Всегда остававшийся самим собой, Лев Александрович предполагал это же качество за всеми его окружавшими. В этом заключалась доброжелательность его внимания. Он воспринимал человека во всей его самостоятельности. Не как представителя солдат — крестьян. Как представителя себя самого, внеклассово и вненационально. Вот почему с крестьянами по-крестьянски — никогда. Человека нельзя унижать (сужать? уменьшать?), отождествляя его с кем-либо. Частное богаче общего, ибо общее в лучшем случае — схема, в худшем — выдумка. Умозаключения, основанные на общих представлениях, на конкретных людей Дмитриев не переносил. То, о чем я говорю, им не формулировалось: такова была суть его общения с людьми.
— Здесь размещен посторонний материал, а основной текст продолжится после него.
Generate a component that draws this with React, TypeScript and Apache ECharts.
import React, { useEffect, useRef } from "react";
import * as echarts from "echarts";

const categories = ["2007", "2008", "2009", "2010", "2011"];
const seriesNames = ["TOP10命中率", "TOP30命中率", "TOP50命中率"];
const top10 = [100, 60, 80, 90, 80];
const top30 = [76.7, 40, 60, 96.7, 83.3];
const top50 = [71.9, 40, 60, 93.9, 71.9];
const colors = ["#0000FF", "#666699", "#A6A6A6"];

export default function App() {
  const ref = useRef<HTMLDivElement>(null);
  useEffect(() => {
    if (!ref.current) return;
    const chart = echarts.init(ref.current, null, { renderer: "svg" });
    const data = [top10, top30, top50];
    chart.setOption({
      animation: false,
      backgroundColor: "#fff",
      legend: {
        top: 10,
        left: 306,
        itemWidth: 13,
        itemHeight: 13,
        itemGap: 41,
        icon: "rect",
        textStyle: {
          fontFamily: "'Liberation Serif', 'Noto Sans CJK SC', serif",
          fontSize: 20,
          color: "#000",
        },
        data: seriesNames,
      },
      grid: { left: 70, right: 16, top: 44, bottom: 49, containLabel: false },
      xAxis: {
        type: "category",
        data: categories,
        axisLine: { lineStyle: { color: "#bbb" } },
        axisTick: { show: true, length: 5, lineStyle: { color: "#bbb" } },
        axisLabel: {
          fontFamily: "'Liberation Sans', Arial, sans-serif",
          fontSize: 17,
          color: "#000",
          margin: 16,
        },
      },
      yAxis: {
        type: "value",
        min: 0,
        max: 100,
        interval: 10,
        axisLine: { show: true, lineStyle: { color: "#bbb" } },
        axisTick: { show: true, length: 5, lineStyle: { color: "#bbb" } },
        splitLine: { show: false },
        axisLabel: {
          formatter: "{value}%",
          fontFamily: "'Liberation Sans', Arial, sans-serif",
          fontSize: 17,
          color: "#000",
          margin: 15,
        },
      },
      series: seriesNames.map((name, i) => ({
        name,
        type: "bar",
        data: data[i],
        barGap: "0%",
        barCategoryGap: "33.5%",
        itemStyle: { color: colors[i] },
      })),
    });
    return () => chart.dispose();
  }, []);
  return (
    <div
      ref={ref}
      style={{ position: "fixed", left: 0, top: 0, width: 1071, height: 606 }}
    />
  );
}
Даже в самые непростые годы Дмитриев не был ни комсомольцем, ни коммунистом. С властью он не боролся, просто держался с достоинством. Удельный вес зла во все времена, надо думать, одинаков, кто бы ни были его носители — опричник, эсэсовец или энкавэдист. Но держаться с достоинством — один из тех способов борьбы со злом, которые доступны почти всегда. Держаться так, будто «их» нет.
Доброжелательное внимание позволяло ему ладить с представителями самых разных взглядов. С представителями, не со взглядами. Взгляды самого Льва Александровича всегда были определенны. Эта полная определенность привлекала к нему не только его единомышленников, но и людей противоположного склада. Я думаю, всякий человек шире своих взглядов, и взгляды не есть нечто ему имманентное. Уровнем взглядов ограничивается поверхностное общение, общение же глубокое касается каких-то других, более важных струн. Это удавалось Льву Александровичу.
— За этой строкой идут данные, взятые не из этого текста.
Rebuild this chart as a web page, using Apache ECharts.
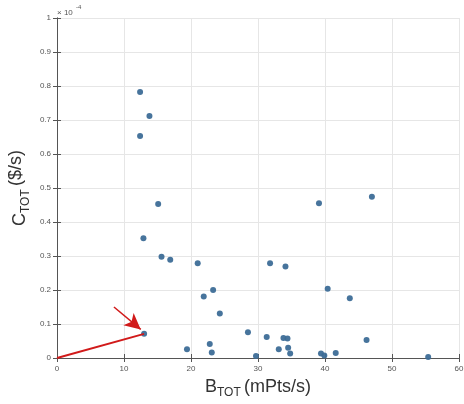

Первые годы после его ухода мне было странно, что его нет. Странно, что он не появлялся со своим неизменным портфелем. В костюме, при галстуке. Иногда под пиджаком джемпер, и всегда — галстук. В моем сознании он всё еще был здесь. Продолжал выходить, спеша, из отдела. Или, наоборот, — медленно, задержавшись у двери. Улыбаясь.
Он часто улыбался. Например, когда говорил тосты. Начинал их одинаково: «Вот я и жена моя, Руфина Петровна…» — я думаю, в единственном числе он себя просто не мыслил. А жена его, Руфина Петровна, была замечательным ученым, работала в нашем отделе и занималась Житием святых Петра и Февронии: тут уж случайных вещей не бывает.
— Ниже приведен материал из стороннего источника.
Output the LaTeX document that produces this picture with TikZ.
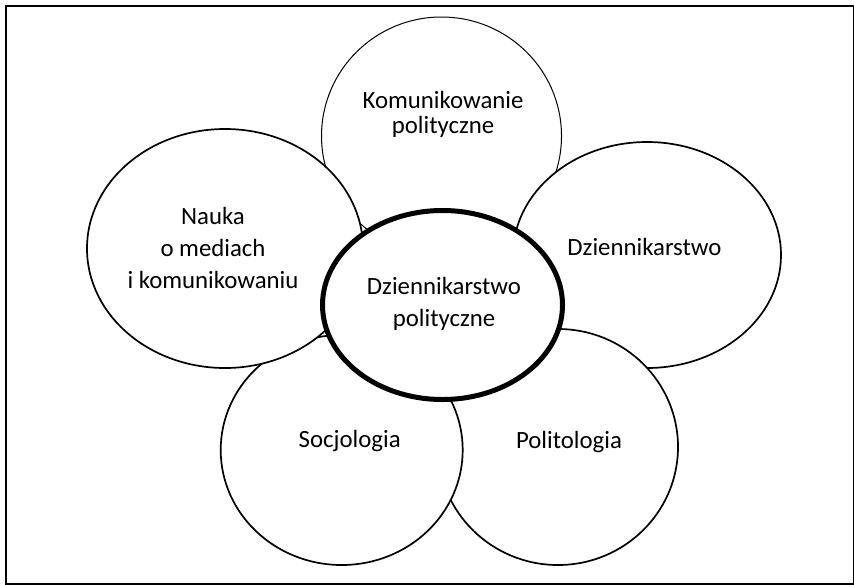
\documentclass[tikz,border=0pt]{standalone}
\usepackage{fontspec}
\setmainfont{Carlito}
\usetikzlibrary{shapes.geometric}

\begin{document}
\begin{tikzpicture}[x=0.5pt, y=-0.5pt,
  petal/.style={draw, ellipse, fill=white, line width=0.85pt, inner sep=0pt},
  core/.style={petal, line width=2.5pt},
  lbl/.style={align=center, inner sep=0pt, font=\fontsize{12.4}{16}\selectfont}]
\useasboundingbox (0,0) rectangle (854,584);
\draw[line width=1pt] (5.5,5.5) rectangle (854,584);
% petals, back to front
\node[petal, line width=0.5pt, minimum width=120pt, minimum height=119pt] (kom) at (441.5,136) {};
\node[petal, minimum width=134pt, minimum height=113pt] (dzien) at (647,255) {};
\node[petal, minimum width=120pt, minimum height=118pt] (polit) at (558,447) {};
\node[petal, minimum width=121pt, minimum height=115pt] (socjo) at (341.7,450) {};
\node[petal, minimum width=138pt, minimum height=119.5pt] (nauka) at (225,248.5) {};
\node[core, minimum width=120pt, minimum height=94.5pt] (core) at (442.5,305) {};
% labels
\node[lbl, font=\fontsize{12.4}{12.5}\selectfont] (kom-t) at (443,114) {Komunikowanie\\polityczne};
\node[lbl] (dzien-t) at (644.5,247) {Dziennikarstwo};
\node[lbl] (polit-t) at (569,442) {Politologia};
\node[lbl] (socjo-t) at (349.7,441) {Socjologia};
\node[lbl] (nauka-t) at (213,248) {Nauka\\o mediach\\i komunikowaniu};
\node[lbl] (core-t) at (444,304) {Dziennikarstwo\\polityczne};
\end{tikzpicture}
\end{document}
Накануне защиты Руфиной Петровной докторской Лев Александрович оплатил в ресторане зал.
— А если она не защитится? — спросил его кто-то.
— Тогда будем отмечать мое шестидесятилетие, — ответил он не задумываясь.
Несколько раз они вдвоем приезжали к нам с же ной в гости. Однажды — это было в конце восьмидесятых — мы собрались выпить подаренный кем-то французский коньяк. Такими напитками тогдашнее население избаловано не было, и при откупоривании бутылки возникла проблема. Лев Александрович, открывший на своем веку не одну бутылку, здесь оказался бессилен. Как человек (тогда) молодой, коньяк попробовал откупорить я, но — с тем же успехом. Присутствующие были подавлены. Неожиданно кто-то из дам (я всегда считал, что их глаз острее) обратил внимание на красную ленточку у горлышка. Сняв ленточку, мы открыли пробку с тихим мелодичным хлопком.
— Надо же, — Лев Александрович задумчиво повертел пробку в руках, — у них там всё для людей.
Несмотря на благоухавший в наших рюмках коньяк, мы еще какое-то время погрустили. Наша грусть носила социальный, я бы даже сказал — гуманистический характер. Задумываясь о своей собственной стране, мы осознавали, что в ней, увы, еще не всё для людей. Даже, может быть, совсем немногое.
По возвращении домой Лев Александрович сообщил по телефону, что они с Руфиной Петровной благополучно добрались, и поблагодарил за вечер. Он всегда так поступал, и нас это очень трогало. А повторить вот не получается.